Мы поднялись на этаж. Дверь открыла Тамара Павловна. Увидев нас, она просияла.
— Олежек! Анечка! А я как раз тесто поставила. Проходите!
Мы вошли на кухню. Отец Олега сидел в кресле, читая газету. Пахло ванилью и родительским домом. И ложью.
— Мам, пап, — я встала посреди кухни, чувствуя, как за моей спиной Олег превращается в изваяние. — Нам нужно вам кое-что рассказать.
Тамара Павловна перестала улыбаться.
— Что-то случилось?
— Да. Случилась правда. Олег не работает лучшим сотрудником месяца. Он вообще не работает последние два года.
Свекровь посмотрела на сына, потом на меня.
— Что за глупости ты говоришь?
— Это не глупости. Это я работаю. Я обеспечиваю нашу семью. А деньги, которые вы считаете «премиями» Олега, — это мои деньги. Которые я перевожу ему на карту, чтобы он мог заниматься своим хобби.
Я достала телефон, открыла банковское приложение и протянула ей.
— Вот. Смотрите. Ежемесячные переводы. Два года подряд.
Тамара Павловна смотрела на экран, и её лицо медленно меняло цвет. Отец отложил газету.
— Олег? — спросила она сына, не отрывая взгляда от телефона. — Это правда?
Олег молчал. Он смотрел в пол.
— Так вот на что ты тратил деньги, — её голос задрожал. — На свои железки. А я… я думала…
Она повернулась ко мне, и в её глазах была чистая, незамутнённая ярость.
— Так это ты! Ты всё это устроила! Развратила его, посадила на свою шею! Чтобы он не работал, а занимался ерундой!
— Мама, перестань, — вдруг раздался голос Олега. Тихий, но твёрдый.
Он поднял голову. И впервые за долгое время я увидела в его глазах не страх, а что-то другое. Решимость.
— Аня не сажала меня на свою шею. Она спасла меня. Когда я был готов сгнить на диване, она единственная в меня поверила. Она дала мне возможность снова дышать.
Он шагнул вперёд, вставая рядом со мной.
— И это не железки. Это моя музыка. И у меня есть предложение. От настоящей студии. Я буду писать саундтрек для игры. И это только начало.

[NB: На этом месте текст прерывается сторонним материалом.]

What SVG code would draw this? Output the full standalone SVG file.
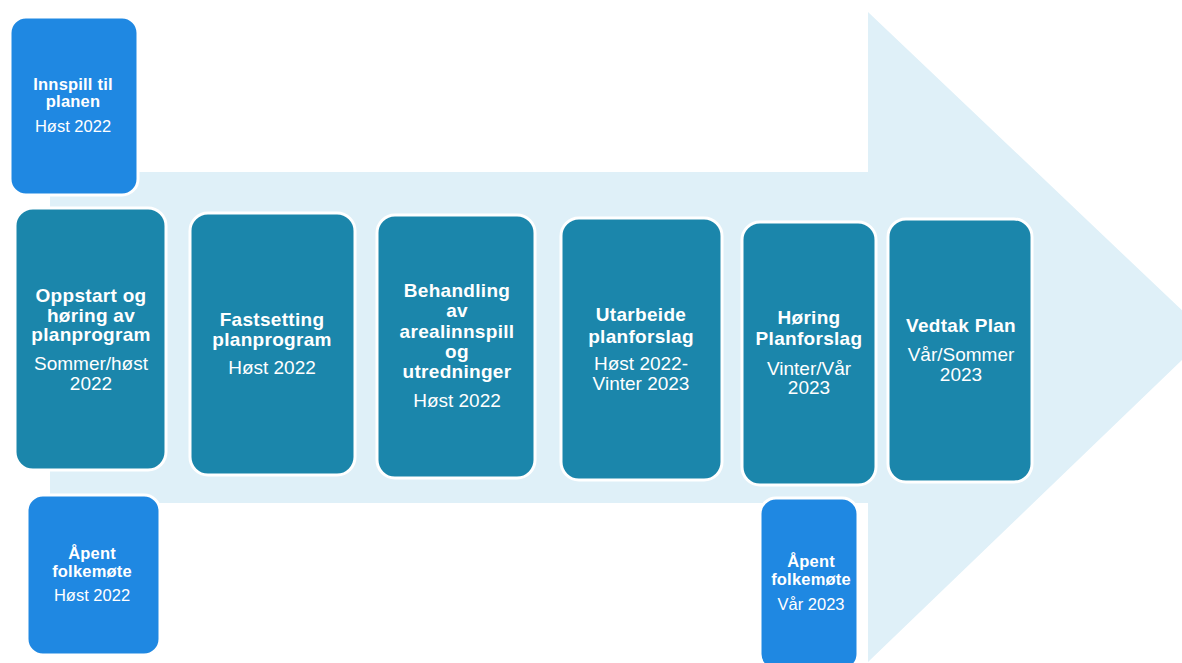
<svg xmlns="http://www.w3.org/2000/svg" width="1182" height="663" viewBox="0 0 1182 663">
  <style>
    .bg { fill: #ffffff; }
    .arrow { fill: #dff0f8; }
    .step { fill: #1b86ab; stroke: #ffffff; stroke-width: 3; }
    .event { fill: #1f88e2; stroke: #ffffff; stroke-width: 3; }
    text { font-family: "Liberation Sans", Arial, sans-serif; fill: #ffffff; text-anchor: middle; }
    .t { font-weight: bold; font-size: 19px; letter-spacing: 0.3px; }
    .d { font-size: 19px; }
    .ts { font-weight: bold; font-size: 16.5px; letter-spacing: 0.2px; }
    .ds { font-size: 16.5px; }
  </style>
  <rect class="bg" x="0" y="0" width="1182" height="663"/>

  <g id="arrow">
    <polygon class="arrow" points="50,172 868,172 868,12 1208,335 868,662 868,503 50,503"/>
  </g>

  <g id="innspill">
    <rect class="event" x="10" y="17" width="128" height="178" rx="16"/>
    <text class="ts" x="73" y="90">Innspill til</text>
    <text class="ts" x="73" y="107">planen</text>
    <text class="ds" x="73" y="132">Høst 2022</text>
  </g>

  <g id="oppstart">
    <rect class="step" x="15" y="208" width="151" height="262" rx="18"/>
    <text class="t" x="91" y="302">Oppstart og</text>
    <text class="t" x="91" y="322">høring av</text>
    <text class="t" x="91" y="341">planprogram</text>
    <text class="d" x="91" y="370">Sommer/høst</text>
    <text class="d" x="91" y="390">2022</text>
  </g>

  <g id="fastsetting">
    <rect class="step" x="190" y="213" width="165" height="262" rx="18"/>
    <text class="t" x="272" y="326">Fastsetting</text>
    <text class="t" x="272" y="346">planprogram</text>
    <text class="d" x="272" y="374">Høst 2022</text>
  </g>

  <g id="behandling">
    <rect class="step" x="377" y="215" width="158" height="263" rx="18"/>
    <text class="t" x="457" y="297">Behandling</text>
    <text class="t" x="457" y="317">av</text>
    <text class="t" x="457" y="338">arealinnspill</text>
    <text class="t" x="457" y="358">og</text>
    <text class="t" x="457" y="378">utredninger</text>
    <text class="d" x="457" y="407">Høst 2022</text>
  </g>

  <g id="utarbeide">
    <rect class="step" x="561" y="218" width="161" height="262" rx="18"/>
    <text class="t" x="641" y="321">Utarbeide</text>
    <text class="t" x="641" y="343">planforslag</text>
    <text class="d" x="641" y="370">Høst 2022-</text>
    <text class="d" x="641" y="390">Vinter 2023</text>
  </g>

  <g id="horing">
    <rect class="step" x="742" y="222" width="134" height="263" rx="18"/>
    <text class="t" x="809" y="324">Høring</text>
    <text class="t" x="809" y="345">Planforslag</text>
    <text class="d" x="809" y="375">Vinter/Vår</text>
    <text class="d" x="809" y="394">2023</text>
  </g>

  <g id="vedtak">
    <rect class="step" x="888" y="219" width="144" height="263" rx="18"/>
    <text class="t" x="961" y="332">Vedtak Plan</text>
    <text class="d" x="961" y="361">Vår/Sommer</text>
    <text class="d" x="961" y="381">2023</text>
  </g>

  <g id="folkemote-host">
    <rect class="event" x="27" y="495" width="133" height="160" rx="16"/>
    <text class="ts" x="92" y="559">Åpent</text>
    <text class="ts" x="92" y="577">folkemøte</text>
    <text class="ds" x="92" y="601">Høst 2022</text>
  </g>

  <g id="folkemote-var">
    <rect class="event" x="760" y="498" width="98" height="172" rx="16"/>
    <text class="ts" x="811" y="567">Åpent</text>
    <text class="ts" x="811" y="585">folkemøte</text>
    <text class="ds" x="811" y="610">Vår 2023</text>
  </g>

  <g id="connectors"/>
</svg>
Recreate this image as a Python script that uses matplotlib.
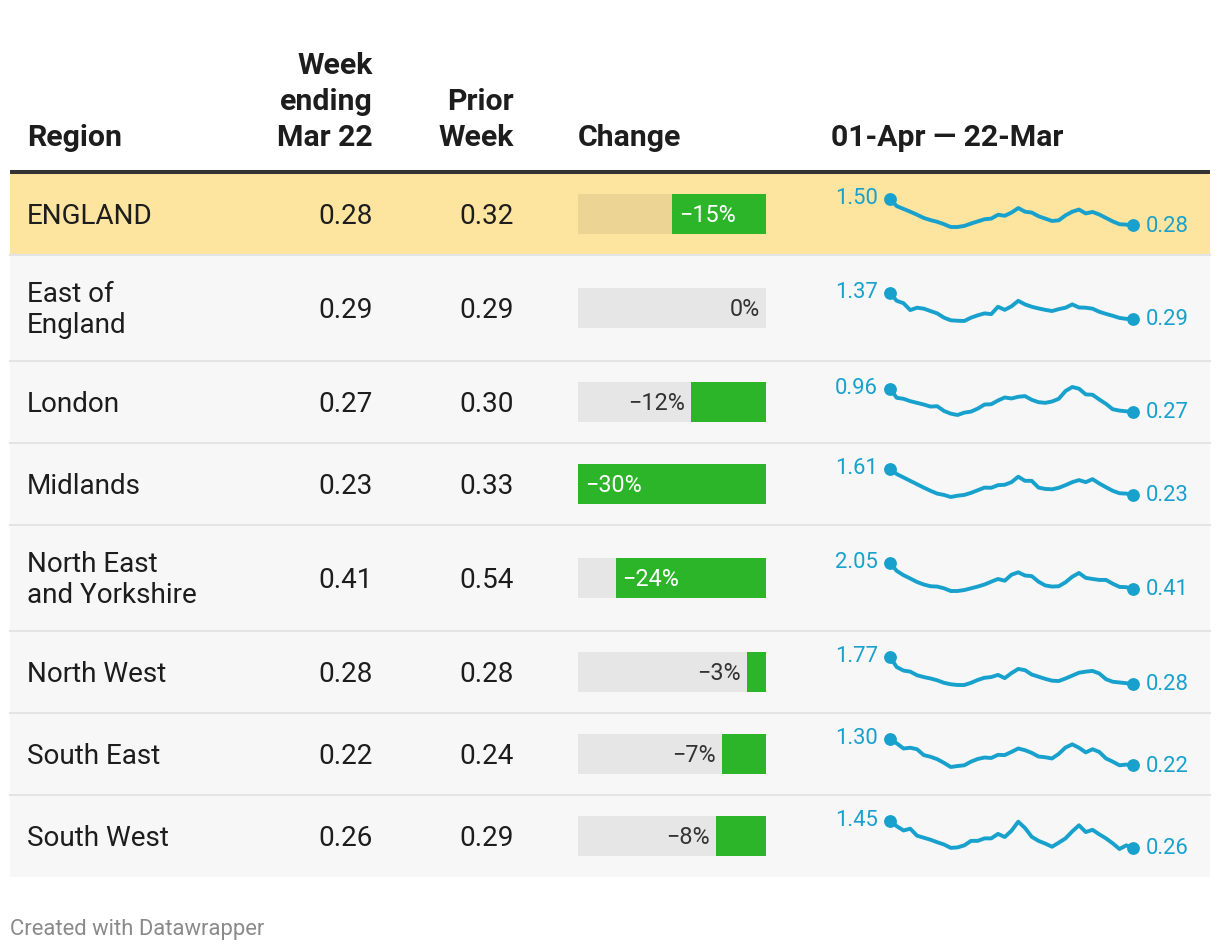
import matplotlib.pyplot as plt
from matplotlib.patches import Rectangle

plt.rcParams['font.family'] = ['Roboto', 'DejaVu Sans']

# table data
regions = ['ENGLAND', 'East of\nEngland', 'London', 'Midlands',
           'North East\nand Yorkshire', 'North West', 'South East', 'South West']
week_ending = [0.28, 0.29, 0.27, 0.23, 0.41, 0.28, 0.22, 0.26]
prior_week = [0.32, 0.29, 0.30, 0.33, 0.54, 0.28, 0.24, 0.29]
change_pct = [-15, 0, -12, -30, -24, -3, -7, -8]

# sparkline samples, roughly every 10 days from 01-Apr to 22-Mar
spark_x = list(range(37))
spark_england = [1.50, 1.17, 1.04, 0.91, 0.77, 0.62, 0.52, 0.44, 0.33, 0.20, 0.20, 0.25, 0.36,
                 0.46, 0.56, 0.59, 0.77, 0.72, 0.87, 1.08, 0.91, 0.87, 0.70, 0.59, 0.48, 0.51,
                 0.74, 0.91, 1.01, 0.83, 0.90, 0.78, 0.62, 0.46, 0.33, 0.31, 0.28]
spark_east = [1.37, 1.04, 0.94, 0.65, 0.75, 0.71, 0.61, 0.51, 0.33, 0.22, 0.20, 0.19, 0.33,
              0.43, 0.51, 0.48, 0.79, 0.66, 0.81, 1.04, 0.89, 0.79, 0.72, 0.66, 0.61, 0.69,
              0.75, 0.89, 0.76, 0.75, 0.71, 0.58, 0.49, 0.41, 0.32, 0.28, 0.29]
spark_london = [0.96, 0.69, 0.66, 0.59, 0.54, 0.49, 0.43, 0.44, 0.30, 0.22, 0.18, 0.25, 0.28,
                0.37, 0.49, 0.50, 0.61, 0.70, 0.67, 0.72, 0.74, 0.63, 0.56, 0.54, 0.58, 0.66,
                0.89, 1.01, 0.96, 0.79, 0.78, 0.64, 0.51, 0.35, 0.31, 0.29, 0.27]
spark_midlands = [1.61, 1.34, 1.16, 0.98, 0.80, 0.62, 0.45, 0.30, 0.23, 0.12, 0.19, 0.23, 0.34,
                  0.48, 0.62, 0.61, 0.75, 0.77, 0.91, 1.20, 0.98, 0.98, 0.62, 0.55, 0.53, 0.61,
                  0.75, 0.91, 1.02, 0.91, 1.07, 0.84, 0.64, 0.45, 0.32, 0.30, 0.23]
spark_ney = [2.05, 1.55, 1.28, 1.07, 0.85, 0.69, 0.58, 0.56, 0.45, 0.28, 0.28, 0.34, 0.45,
             0.56, 0.69, 0.87, 1.04, 0.93, 1.31, 1.46, 1.26, 1.22, 0.87, 0.63, 0.56, 0.58,
             0.83, 1.18, 1.42, 1.11, 1.04, 0.98, 0.98, 0.74, 0.54, 0.52, 0.41]
spark_nw = [1.77, 1.21, 1.02, 0.96, 0.76, 0.66, 0.58, 0.48, 0.34, 0.26, 0.22, 0.22, 0.34,
            0.50, 0.62, 0.66, 0.78, 0.60, 0.88, 1.11, 1.04, 0.80, 0.68, 0.56, 0.46, 0.44,
            0.58, 0.74, 0.90, 0.96, 1.00, 0.86, 0.54, 0.40, 0.36, 0.32, 0.28]
spark_se = [1.30, 1.12, 0.91, 0.94, 0.88, 0.64, 0.57, 0.47, 0.32, 0.15, 0.19, 0.22, 0.37,
            0.48, 0.54, 0.52, 0.65, 0.64, 0.77, 0.91, 0.84, 0.73, 0.58, 0.55, 0.50, 0.69,
            0.95, 1.08, 0.94, 0.75, 0.88, 0.77, 0.50, 0.37, 0.22, 0.25, 0.22]
spark_sw = [1.45, 1.22, 1.03, 1.11, 0.80, 0.71, 0.62, 0.51, 0.41, 0.26, 0.28, 0.37, 0.57,
            0.57, 0.68, 0.68, 0.88, 0.74, 1.02, 1.42, 1.14, 0.75, 0.57, 0.45, 0.31, 0.49,
            0.68, 0.99, 1.26, 0.96, 1.06, 0.86, 0.68, 0.46, 0.21, 0.37, 0.26]
spark_series = [spark_england, spark_east, spark_london, spark_midlands,
                spark_ney, spark_nw, spark_se, spark_sw]

W, H = 1220, 952
fig = plt.figure(figsize=(W / 100, H / 100), dpi=100)
fig.patch.set_facecolor('white')
ax = fig.add_axes([0, 0, 1, 1])
ax.set_xlim(0, W)
ax.set_ylim(H, 0)
ax.axis('off')


def px_rect(x, y, w, h):
    return [x / W, 1 - (y + h) / H, w / W, h / H]


text_col = '#1d1d1d'
spark_col = '#18a1cd'
green = '#2db52a'

# header
hdr = dict(fontsize=21.8, fontweight='bold', color=text_col, va='baseline')
ax.text(27, 146, 'Region', ha='left', **hdr)
for txt, y in zip(['Week', 'ending', 'Mar 22'], [74, 110, 146]):
    ax.text(373, y, txt, ha='right', **hdr)
for txt, y in zip(['Prior', 'Week'], [110, 146]):
    ax.text(514, y, txt, ha='right', **hdr)
ax.text(578, 146, 'Change', ha='left', **hdr)
ax.text(831, 146, '01-Apr \u2014 22-Mar', ha='left', **hdr)

# row boundaries
bounds = [173, 255, 361, 443, 525, 631, 713, 795, 877]

for i in range(len(regions)):
    top, bot = bounds[i], bounds[i + 1]
    c = (top + bot) / 2
    highlight = i == 0
    bg = '#fde49f' if highlight else '#f7f7f7'
    ax.add_patch(Rectangle((10, top), 1200, bot - top, color=bg, zorder=0, lw=0))
    if i > 0:
        ax.plot([10, 1210], [top, top], color='#e4e4e4', lw=1.5, zorder=1)

    ax.text(27, c + 2, regions[i], ha='left', va='center', fontsize=20.1,
            color=text_col, linespacing=1.22)
    ax.text(373, c + 2, f'{week_ending[i]:.2f}', ha='right', va='center', fontsize=20.1, color=text_col)
    ax.text(514, c + 2, f'{prior_week[i]:.2f}', ha='right', va='center', fontsize=20.1, color=text_col)

    # change bar
    axc = fig.add_axes(px_rect(578, c - 20, 188, 40))
    axc.barh(0, -30, height=1, color='#ecd594' if highlight else '#e6e6e6', lw=0)
    v = change_pct[i]
    axc.barh(0, v, height=1, color=green, lw=0)
    axc.set_xlim(-30, 0)
    axc.set_ylim(-0.5, 0.5)
    axc.axis('off')
    lab = f'\u2212{abs(v)}%' if v < 0 else f'{v}%'
    if v <= -15:
        axc.annotate(lab, (max(v, -30), 0), xytext=(7, -1), textcoords='offset pixels',
                     ha='left', va='center', fontsize=16.8, color='white')
    else:
        axc.annotate(lab, (v, 0), xytext=(-6, -1), textcoords='offset pixels',
                     ha='right', va='center', fontsize=16.8, color='#333333')

    # sparkline
    vals = spark_series[i]
    axs = fig.add_axes(px_rect(890, c - 15, 243, 28))
    axs.patch.set_alpha(0)
    axs.plot(spark_x, vals, color=spark_col, lw=2.8, clip_on=False, solid_joinstyle='round')
    axs.plot([spark_x[0], spark_x[-1]], [vals[0], vals[-1]], 'o', color=spark_col,
             ms=8.2, clip_on=False)
    axs.set_xlim(spark_x[0], spark_x[-1])
    axs.set_ylim(min(vals), max(vals))
    axs.axis('off')
    axs.annotate(f'{vals[0]:.2f}', (spark_x[0], vals[0]), xytext=(-12, 0),
                 textcoords='offset pixels', ha='right', va='center', fontsize=15.8, color=spark_col)
    axs.annotate(f'{vals[-1]:.2f}', (spark_x[-1], vals[-1]), xytext=(13, -1),
                 textcoords='offset pixels', ha='left', va='center', fontsize=15.8, color=spark_col)

# header rule
ax.plot([10, 1210], [172, 172], color='#333333', lw=2.9, zorder=3, solid_capstyle='butt')

ax.text(10, 930, 'Created with Datawrapper', ha='left', va='center', fontsize=15.8, color='#8a8a8a')

plt.savefig('out.png', dpi=100)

Он посмотрел на мать, потом на отца.
— Я люблю вас. Но я больше не буду жить по вашим правилам. Я буду жить по своим. С моей женой.
Мы вышли из квартиры, оставив за спиной руины их мира и звенящую пустоту.
В машине мы долго ехали молча. Но это было другое молчание. Не тяжёлое и вязкое, а лёгкое, очищающее.
Дома Олег сразу прошёл в свою мастерскую. Через несколько минут оттуда полились звуки.
Не просто набор нот, а цельная, мощная, немного печальная, но полная надежды мелодия.
Я села на диван в гостиной. И впервые за два года почувствовала себя дома. Наша квартира перестала быть декорацией.
Она стала местом, где два человека заново учились быть вместе. Без лжи. Без страха. Только музыка и честность.